For decades, American full-size pickups have operated like an untouchable kingdom. The Ford F-150 dominates sales charts year after year, while trucks like the Ram 1500 TRX and F-150 Raptor turned high-horsepower off-road performance into a uniquely American obsession. Nobody outside Detroit has seriously threatened that formula for very long.
Now, a Chinese automaker wants to change that with a pickup that sounds almost absurd on paper. It’s called the Jetour Zongheng F700, and according to early reports, this massive plug-in hybrid truck could produce as much as 1,572 horsepower. That figure alone puts it in a completely different universe from anything currently sold by Ford or Ram.
The F700 comes from Chery under its Jetour brand, and it isn’t some tiny lifestyle truck aimed at urban buyers. This thing is enormous, stretching roughly 216 inches long with proportions that place it directly in the same size category as America’s biggest half-ton pickups.

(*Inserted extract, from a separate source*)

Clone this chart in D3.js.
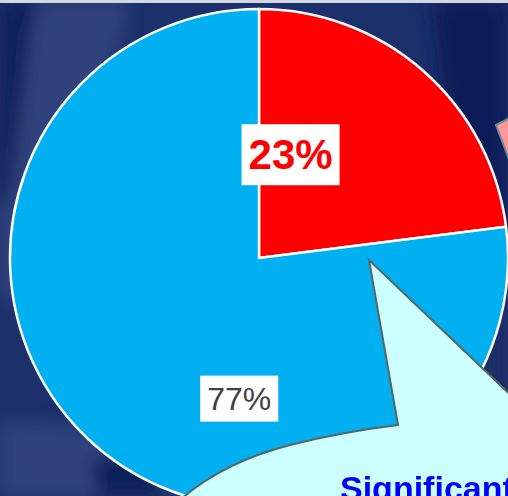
<!DOCTYPE html>
<html>
<head>
<meta charset="utf-8">
<script src="https://cdn.jsdelivr.net/npm/d3@7"></script>
<style>
  html, body { margin: 0; padding: 0; background: #1b2f6b; overflow: hidden; }
  svg { display: block; }
</style>
</head>
<body>
<div id="container"></div>
<script>
/* DATA */
const categories = ["Significant", "Other"];
const values = [23, 77];
const labels = ["23%", "77%"];
const colors = ["#ff0000", "#00b0f0"];

/* CONSTANTS */
const width = 508;
const height = 496;
const cx = 259, cy = 258, radius = 249;

const svg = d3.select("#container")
  .append("svg")
  .attr("width", width)
  .attr("height", height);

const defs = svg.append("defs");
defs.append("filter").attr("id", "blur")
  .attr("x", "-50%").attr("y", "-50%").attr("width", "200%").attr("height", "200%")
  .append("feGaussianBlur").attr("stdDeviation", 9);

// background: dark navy sky with some lighter streaks
svg.append("rect")
  .attr("width", width).attr("height", height)
  .attr("fill", "#1c306c");

const streaks = svg.append("g").attr("filter", "url(#blur)");
// light-ish diagonal bands
streaks.append("path").attr("d", "M40,0 L130,0 L60,300 L0,300 L0,150 Z").attr("fill", "#33477f").attr("opacity", 0.8);
streaks.append("path").attr("d", "M0,420 L140,430 L200,496 L0,496 Z").attr("fill", "#34487f").attr("opacity", 0.8);
// dark bands
streaks.append("path").attr("d", "M0,0 L35,0 L10,200 L0,200 Z").attr("fill", "#0c2058");
streaks.append("path").attr("d", "M430,0 L508,0 L508,300 L470,300 Z").attr("fill", "#0b1f58");
streaks.append("path").attr("d", "M90,460 L140,450 L170,496 L100,496 Z").attr("fill", "#0d2058");
streaks.append("path").attr("d", "M470,300 L508,300 L508,420 L480,420 Z").attr("fill", "#1a2d68");

// light strip at top
svg.append("rect").attr("width", width).attr("height", 3).attr("fill", "#d3d7df");

/* PIE */
const pie = d3.pie().sort(null).value(d => d)(values);
const arc = d3.arc().innerRadius(0).outerRadius(radius);

const g = svg.append("g").attr("transform", `translate(${cx},${cy})`);

g.selectAll("path.slice")
  .data(pie)
  .join("path")
  .attr("class", "slice")
  .attr("d", arc)
  .attr("fill", (d, i) => colors[i])
  .attr("stroke", "#ffffff")
  .attr("stroke-width", 2.5)
  .attr("stroke-linejoin", "round");

// labels: placed along polar offsets from centre
const labelPolar = [
  { angle: 17, r: 108, size: 42, weight: "bold", color: "#ff0000", padX: 7, padY: 11 },
  { angle: 188, r: 142, size: 32, weight: "normal", color: "#404040", padX: 7, padY: 9 }
];

pie.forEach((d, i) => {
  const p = labelPolar[i];
  const a = p.angle * Math.PI / 180;
  const x = Math.sin(a) * p.r;
  const y = -Math.cos(a) * p.r;
  const lg = g.append("g").attr("transform", `translate(${x},${y})`);
  const t = lg.append("text")
    .attr("text-anchor", "middle")
    .attr("dominant-baseline", "central")
    .attr("font-family", "Liberation Sans, Arial, sans-serif")
    .attr("font-size", p.size)
    .attr("font-weight", p.weight)
    .attr("fill", p.color)
    .text(labels[i]);
  const bb = t.node().getBBox();
  lg.insert("rect", "text")
    .attr("x", bb.x - p.padX)
    .attr("y", -bb.height / 2 - p.padY + 4)
    .attr("width", bb.width + p.padX * 2)
    .attr("height", bb.height + p.padY * 2 - 8)
    .attr("fill", "#ffffff");
});

/* CALLOUTS */
// pink callout pointer at right edge
svg.append("path")
  .attr("d", "M510,118 L496,125 L510,162")
  .attr("fill", "#ff9999")
  .attr("stroke", "#6f8f8f")
  .attr("stroke-width", 2);

// cyan speech bubble pointing at the red slice
svg.append("path")
  .attr("d", "M180,500 C205,478 240,458 290,445 C330,435 365,429 398,425 L369,260 L520,404 L520,500 Z")
  .attr("fill", "#ccffff")
  .attr("stroke", "#566666")
  .attr("stroke-width", 2)
  .attr("stroke-linejoin", "miter");

svg.append("text")
  .attr("x", 340)
  .attr("y", 500)
  .attr("font-family", "Liberation Sans, Arial, sans-serif")
  .attr("font-size", 34)
  .attr("font-weight", "bold")
  .attr("fill", "#0000ff")
  .text(categories[0]);
</script>
</body>
</html>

Unlike many flashy concept trucks that never become reality, the F700 appears closely tied to an already production-ready platform. It shares its bones with the Jetour G700 SUV, a rugged ladder-frame off-roader that has already shown off features like amphibious water-crossing capability and advanced off-road driving systems.

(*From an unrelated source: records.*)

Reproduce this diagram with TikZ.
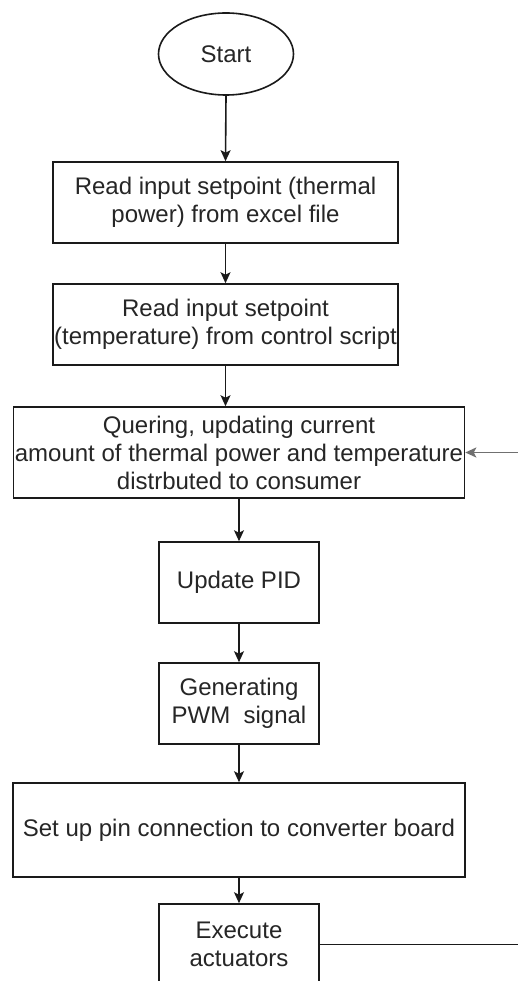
\documentclass[tikz,border=0pt]{standalone}
\usepackage{fontspec}
\setmainfont{Liberation Sans}
\usetikzlibrary{shapes.geometric,arrows.meta}
\definecolor{txt}{HTML}{262626}
\definecolor{ln}{HTML}{1A1A1A}
\definecolor{fb}{HTML}{707070}
\begin{document}
\begin{tikzpicture}[x=1pt,y=-1pt,
  box/.style={draw=ln, line width=1.6pt, fill=white, inner sep=0pt, align=center,
    font=\fontsize{24}{28}\selectfont, text=txt},
  arr/.style={draw=ln, line width=1.6pt, -{Stealth[length=11pt,width=10pt,inset=2.5pt]}},
  fbarr/.style={draw=fb, line width=1.8pt, -{Stealth[length=11pt,width=10pt,inset=2.5pt]}},
  fbline/.style={draw=ln, line width=1.6pt}
]
\useasboundingbox (0,0) rectangle (518,981);
\clip (0,0) rectangle (518,981);
\fill[white] (0,0) rectangle (518,981);

\node[box, ellipse, minimum width=135pt, minimum height=82pt] (start) at (226,54) {Start};
\node[box, minimum width=345pt, minimum height=81pt] (b1) at (225.5,202.5) {Read input setpoint (thermal\\power) from excel file};
\node[box, minimum width=345pt, minimum height=81pt] (b2) at (225.5,324.5) {Read input setpoint\\(temperature) from control script};
\node[box, minimum width=451pt, minimum height=91pt] (b3) at (239,452.5) {Quering, updating current\\amount of thermal power and temperature\\distrbuted to consumer};
\node[box, minimum width=160pt, minimum height=81pt] (pid) at (239,582.5) {Update PID};
\node[box, minimum width=160pt, minimum height=81pt] (pwm) at (239,703.5) {Generating\\PWM~~signal};
\node[box, minimum width=452pt, minimum height=94pt] (pin) at (239,830) {Set up pin connection to converter board};
\node[box, minimum width=160pt, minimum height=81pt] (exe) at (239,944.5) {Execute\\actuators};

\coordinate (fbin) at (520,452.5);
\coordinate (fbout) at (520,944.5);

\draw[arr] (start.south) -- (b1.north);
\draw[arr] (b1.south) -- (b2.north);
\draw[arr] (b2.south) -- (b2.south |- b3.north);
\draw[arr] (b3.south) -- (pid.north);
\draw[arr] (pid.south) -- (pwm.north);
\draw[arr] (pwm.south) -- (pin.north);
\draw[arr] (pin.south) -- (exe.north);
\draw[fbarr] (fbin) -- (b3.east);
\draw[fbline] (exe.east) -- (fbout);
\end{tikzpicture}
\end{document}
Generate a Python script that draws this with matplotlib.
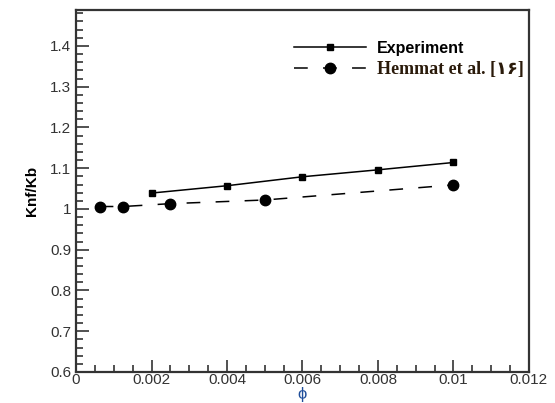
import matplotlib
matplotlib.use('Agg')
import matplotlib.pyplot as plt
from matplotlib.ticker import MultipleLocator, FuncFormatter

plt.rcParams['font.family'] = ['Liberation Sans', 'DejaVu Sans']

exp_phi = [0.002, 0.004, 0.006, 0.008, 0.01]
exp_k = [1.039, 1.057, 1.079, 1.096, 1.114]

hem_phi = [0.000625, 0.00125, 0.0025, 0.005, 0.01]
hem_k = [1.006, 1.006, 1.013, 1.022, 1.059]

fig = plt.figure(figsize=(5.55, 4.03), dpi=100)
ax = fig.add_axes([0.137, 0.077, 0.816, 0.898])

ax.plot(exp_phi, exp_k, color='black', lw=1.1, marker='s', ms=4.5,
        label='Experiment')
ax.plot(hem_phi, hem_k, color='black', lw=1.1, marker='o', ms=7.5,
        linestyle=(0, (9, 10)), label='Hemmat et al. [\u06f1\u06f6]')

ax.set_xlim(0, 0.012)
ax.set_ylim(0.6, 1.488)
ax.xaxis.set_major_locator(MultipleLocator(0.002))
ax.xaxis.set_minor_locator(MultipleLocator(0.0005))
ax.yaxis.set_major_locator(MultipleLocator(0.1))
ax.yaxis.set_minor_locator(MultipleLocator(0.02))

def fmt(v, pos):
    s = ('%.3f' % v).rstrip('0').rstrip('.')
    return s
ax.xaxis.set_major_formatter(FuncFormatter(fmt))
ax.yaxis.set_major_formatter(FuncFormatter(lambda v, p: ('%.1f' % v).rstrip('0').rstrip('.')))

ax.tick_params(which='both', direction='in', top=False, right=False,
               labelsize=11, colors='#333333', width=1.2)
ax.tick_params(which='major', length=9)
ax.tick_params(which='minor', length=5)
ax.tick_params(axis='x', pad=1)
for sp in ax.spines.values():
    sp.set_linewidth(1.6)
    sp.set_color('#333333')

ax.set_ylabel('Knf/Kb', fontsize=11, fontweight='bold', labelpad=8)
ax.set_xlabel('\u03d5', fontsize=12, color='#1f4e9a', labelpad=0)

leg = ax.legend(loc='upper right', bbox_to_anchor=(1.02, 0.955), frameon=False,
                handlelength=4.5, handletextpad=0.7, labelspacing=0.3,
                prop={'weight': 'bold', 'size': 11.5})
texts = leg.get_texts()
texts[1].set_family(['Liberation Serif', 'DejaVu Sans'])
texts[1].set_fontsize(13)
texts[1].set_color('#2a1a0a')

fig.savefig('out.png', dpi=100)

A Plug-In Hybrid With Supercar Numbers

The F700’s powertrain is where things start getting genuinely wild. Under the hood sits a turbocharged 2.0-liter four-cylinder engine producing around 208 horsepower by itself, which sounds fairly ordinary until you factor in the electrified side of the equation.

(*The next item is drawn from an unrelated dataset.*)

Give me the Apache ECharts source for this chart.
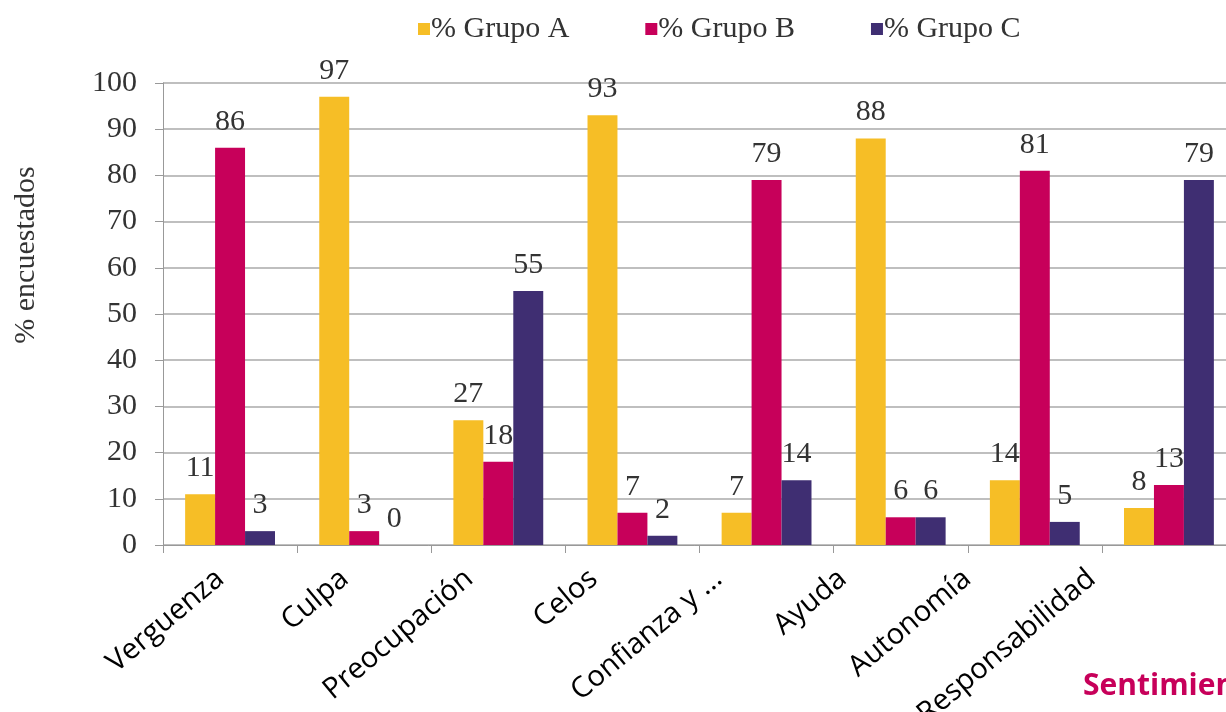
<!DOCTYPE html>
<html>
<head>
<meta charset="utf-8">
<script src="https://cdn.jsdelivr.net/npm/echarts@6/dist/echarts.min.js"></script>
<style>
html,body{margin:0;padding:0;background:#fff;}
#chart{width:1226px;height:712px;}
</style>
</head>
<body>
<div id="chart"></div>
<script>
const categories = ["Verguenza", "Culpa", "Preocupación", "Celos", "Confianza y ...", "Ayuda", "Autonomía", "Responsabilidad"];
const grupoA = [11, 97, 27, 93, 7, 88, 14, 8];
const grupoB = [86, 3, 18, 7, 79, 6, 81, 13];
const grupoC = [3, 0, 55, 2, 14, 6, 5, 79];
const seriesNames = ["% Grupo A", "% Grupo B", "% Grupo C"];
const yTicks = [0, 10, 20, 30, 40, 50, 60, 70, 80, 90, 100];

const colors = ["#F6BE26", "#C7005A", "#3F2E72"];
const serif = "'Liberation Serif', 'DejaVu Serif', serif";
const sans = "'Open Sans', 'Noto Sans', sans-serif";

const chart = echarts.init(document.getElementById('chart'));
const valueLabel = {
  show: true, position: 'top', distance: 11,
  fontFamily: serif, fontSize: 30, color: '#333'
};
function mk(name, data, color) {
  return {
    name: name, type: 'bar', data: data, barGap: '0%', barCategoryGap: '33%',
    xAxisIndex: 0, yAxisIndex: 0,
    itemStyle: {color: color}, label: valueLabel
  };
}
chart.setOption({
  animation: false,
  color: colors,
  legend: {
    top: 9, left: 413, itemWidth: 12, itemHeight: 12, itemGap: 76,
    icon: 'rect',
    textStyle: {fontFamily: serif, fontSize: 30, color: '#333', padding: [0, 0, 0, -4]},
    data: seriesNames
  },
  grid: [
    {left: 163, right: -10, top: 83, bottom: 167, containLabel: false, outerBoundsMode: 'none'},
    {left: 158, right: 72, top: 83, bottom: 167, containLabel: false, outerBoundsMode: 'none'}
  ],
  xAxis: [{
    type: 'category', data: categories, gridIndex: 0,
    axisLine: {lineStyle: {color: '#999'}},
    axisTick: {show: true, length: 8, lineStyle: {color: '#999'}},
    axisLabel: {show: false}
  }, {
    type: 'category', data: categories, gridIndex: 1,
    axisLine: {show: false}, axisTick: {show: false}, splitLine: {show: false},
    axisLabel: {rotate: 40, interval: 0, margin: 30, fontFamily: sans, fontSize: 29, color: '#000'}
  }],
  yAxis: [{
    type: 'value', min: 0, max: 100, interval: 10, gridIndex: 0,
    axisLine: {show: true, lineStyle: {color: '#999'}},
    axisTick: {show: true, length: 8, lineStyle: {color: '#999'}},
    axisLabel: {margin: 26, fontFamily: serif, fontSize: 30, color: '#333',
      formatter: v => yTicks.includes(v) ? String(v) : ''},
    splitLine: {lineStyle: {color: '#aaa', width: 1.5}}
  }, {
    type: 'value', min: 0, max: 100, gridIndex: 1, show: false
  }],
  graphic: [
    {type: 'text', x: 26, y: 255, rotation: Math.PI / 2,
      style: {text: '% encuestados', fontFamily: serif, fontSize: 30, fill: '#333',
        align: 'center', verticalAlign: 'middle'}},
    {type: 'text', x: 1083, y: 686,
      style: {text: 'Sentimientos', fontFamily: sans, fontWeight: 'bold', fontSize: 30, fill: '#C7005A',
        verticalAlign: 'middle'}}
  ],
  series: [mk(seriesNames[0], grupoA, colors[0]), mk(seriesNames[1], grupoB, colors[1]), mk(seriesNames[2], grupoC, colors[2])]
});
</script>
</body>
</html>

Reports from China vary on the exact setup, with some sources pointing toward dual electric motors while others claim a quad-motor arrangement. Either way, the combined output figure being floated lands at a staggering 1,572 horsepower, enough to make even the Ram 1500 TRX look conservative.
For context, the supercharged V8-powered TRX produces 702 horsepower, while the current Ford F-150 Raptor R makes 720 horsepower. Even if the Jetour’s claimed figure ends up slightly exaggerated, the truck would still sit in hypercar territory from a raw output perspective.
The related G700 SUV already confirms that Chery’s hybrid system is no joke. In SUV form, the setup reportedly produces 892 horsepower and 837 lb-ft of torque, allowing the heavy off-roader to hit 62 mph in just 4.6 seconds.
Range And Charging Could Be A Huge Advantage
Beyond the outrageous horsepower figures, the F700 may also embarrass traditional gasoline trucks in another area: driving range. The G700 uses a 31.4-kWh CATL Shenxing battery pack that delivers roughly 93 miles of pure electric driving range and a total combined range approaching 870 miles.
Fast charging capability is equally impressive on paper. Jetour claims the battery can recharge from 20 to 80 percent in around 10 minutes, which would make long-distance travel far more practical than most current EV trucks.
That combination of massive range and huge power highlights why Chinese automakers are increasingly leaning into plug-in hybrid technology instead of going fully electric. Buyers get electric driving capability for daily use while still keeping long-distance flexibility without massive charging stops.
The truck’s off-road hardware also sounds serious rather than gimmicky. Features reportedly include low-speed crawl modes, tank-turn functionality, transparent chassis camera views, and advanced four-wheel-drive systems designed for technical terrain.
The Cabin Is More Luxury SUV Than Work Truck
Inside, the F700 appears closer to a luxury SUV than a traditional pickup. The dashboard reportedly features a massive 35.4-inch 3K display paired with a separate 15.6-inch central touchscreen, while optional features include Lexicon audio and satellite communication capability.
That focus on technology mirrors the direction many Chinese automakers are heading. Instead of trying to copy American trucks outright, companies like Jetour are combining oversized truck proportions with high-end digital interiors and aggressive electrification.
The styling itself also feels intentionally dramatic. Early images show a tall, squared-off body with huge lighting elements and futuristic detailing that looks far more concept-car-inspired than most conservative American pickups.
Whether American buyers would embrace something this radical remains another question entirely. Full-size truck loyalty in the United States runs incredibly deep, and Ford, Chevrolet, and Ram still dominate through decades of brand recognition and dealer support.
America May Not Get It Anytime Soon
At the moment, the F700 is expected to launch in China sometime in 2026, with no official confirmation regarding U.S. availability. Even if Jetour wanted to bring it stateside, current tariffs on Chinese-built vehicles would make pricing extremely difficult.
Still, the truck matters because it shows how quickly Chinese manufacturers are closing the engineering gap. A few years ago, the idea of a Chinese pickup rivaling America’s best performance trucks would have sounded ridiculous.
Now companies like Jetour are building electrified pickups with nearly 1,600 horsepower, ultra-fast charging, luxury interiors, and legitimate off-road technology. Whether the F700 ever reaches American dealerships or not, Ford and Ram are probably paying attention.